Retired judge helps solve mystery of attorney’s register
An old book filled with the signatures of some of the best-known lawyers in Tampa history has been gathering dust in our Records Center for decades.
It was wrapped in mystery.
No one seemed to recall what the book was used for or why attorneys signed it, complete with their address and the date they signed it.
The Hillsborough Bar Association published an inquiry a couple of years ago in its journal, Lawyer, and no one stepped forward.
But a memory of the day President Kennedy was killed stirred the recollections of E.J. Salcines, former Hillsborough State Attorney who later served on the Second District Court of Appeal.
It turns out that Salcines signed the book the day Kennedy was assassinated. As Paul Guzzo of the Tampa Bay Times reports:
In November 1963, when he passed the Florida Bar Exam, he and 10 other new attorneys were invited to pick the brains of veteran legal minds. When Salcines arrived for that meeting, he learned it had been cancelled because of the assassination.
Before he left, he was asked to sign the book. He still can’t remember why exactly, but now he has a theory.

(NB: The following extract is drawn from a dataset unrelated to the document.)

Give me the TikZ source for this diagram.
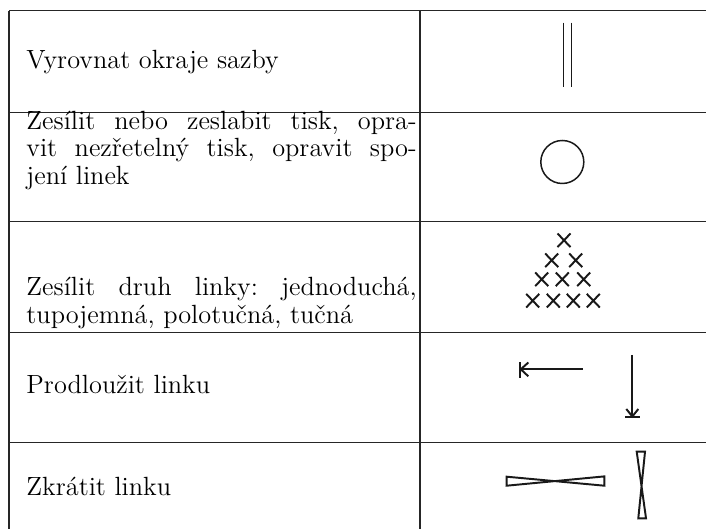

At the time, bar exams were administered county by county, not by the state of Florida. The ledger appears to be a registry proving eligibility to practice law.
The first signature, from 1872, was by Stephen Sparkman, later elected to the U.S. House of Representatives, where he secured federal funding for dredging the Tampa Bay shipping channel. The last signature was by Stephen Leon in 1989, but he has no memory of it, the Times reports.
The mystery solved, the book has been returned to the Records Center for safe keeping.